Here is an example of one mineral make up product's ingredients:

Ingredient list: Mica, Octyldodecyl Stearoyl Stearate, Titanium Dioxide (CI 77891), Zinc Stearate, Boron Nitride, Zinc Oxide (CI 77947), Nylon 12, Phenoxyethanol, Tocopherol, Camellia Sinensis Leaf Extract, Retinyl Palmitate, Ascorbyl Palmitate, Caprylyl Glycol, Isopentyldiol, Water (Aqua), MAY CONTAIN (+/-): Bismuth Oxychloride (CI 77163), Iron Oxides (CI 77491, CI 77492, CI 77499), Ultramarines (CI 77007), Chromium Oxide Greens (CI 77288), Carmine (CI 75470) (chestnut light),Yellow 5 Lake (CI 19140:1)

Not only is it important to know what we're putting on our skins and in our bodies, cost is a major factor. The mineral make up I used to buy cost around $60, and if you were to wear make up daily, no doubt you would need to buy two or possibly three of these a year.

Let me share my secret to having good mineral make up with no unnecessary ingredients and one that is very cost effective ... I make it myself. It has only six ingredients, and all with words I can pronounce easily. And the best part? It takes five minutes to make and I can tweak the colouring to exactly match my skin colour.

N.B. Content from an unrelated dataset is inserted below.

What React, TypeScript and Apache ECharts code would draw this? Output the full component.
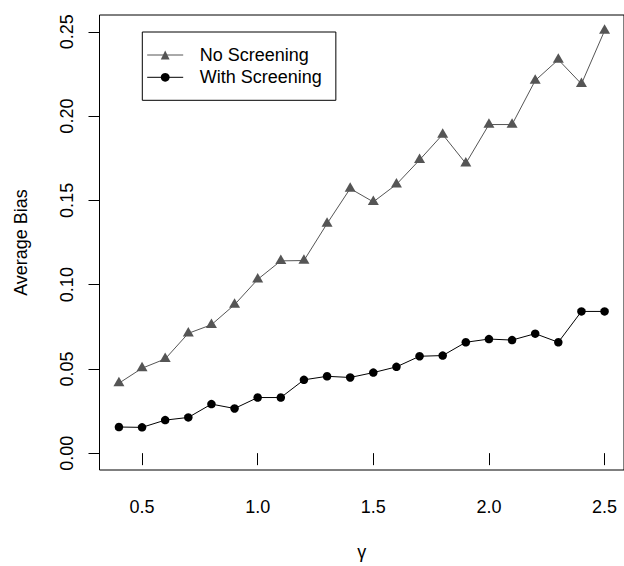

It is a little costly in the beginning to buy the ingredients, but they will last forever and have no expiry date. Plus, if you are a soap maker like myself, and like to play around with colours, you may already have most of the ingredients on hand. One of the ingredients I didn't have, and had to purchase, was zinc oxide. This is a great thing to have on hand as you can use it to make your own talc powder, and it is also the active ingredient in sunscreen. Just mix a little into your favourite moisturiser and it automatically becomes a sunscreen moisturiser!

Most (if not all) of the ingredients can be bought from soap making supply stores.

You may need some mini measuring spoons (like you would use for cheese making) to measure the colours. Otherwise, just do it by eye and gradually add the colouring.

Basic mineral make up recipe 

  • 4 tsp Titanium Dioxide **
  • 1 1/2 tsp Sericite Mica (this is what gives your face it's "glow")
  • 2 tsp Zinc Oxide
  • 1/2 tsp + 1/32 tsp (smidgen) Yellow Iron Oxide
  • 1/16 tsp (pinch) Brown Iron Oxide
  • 3/32 tsp (3 X smidgens) Red Iron Oxide
Simply mix ingredients together in a jar, then put through a tea strainer to get out any lumps. Store in a clean, airtight jar. Test on your face during daylight to best match your skin colour.

How to tweak your colouring:

  • Too dark? Add more titanium dioxide, zinc oxide or sericite mica.
  • Too light? Add more brown iron oxide. 
  • Too yellow? Add more red iron oxide. 
  • Too pink? Add more yellow iron oxide.
** There has been some discussion and research into the safety of titanium dioxide, in particular the inhalation of nanoparticles potentially being carcinogenic. We do not want to recommend any product that could potentially harm you, so we researched a bit further. The U.S. Food and Drug Administration has deemed it safe for cosmetic use "in amounts consistent with good manufacturing practice", but we urge you to conduct your own research and make up your own mind.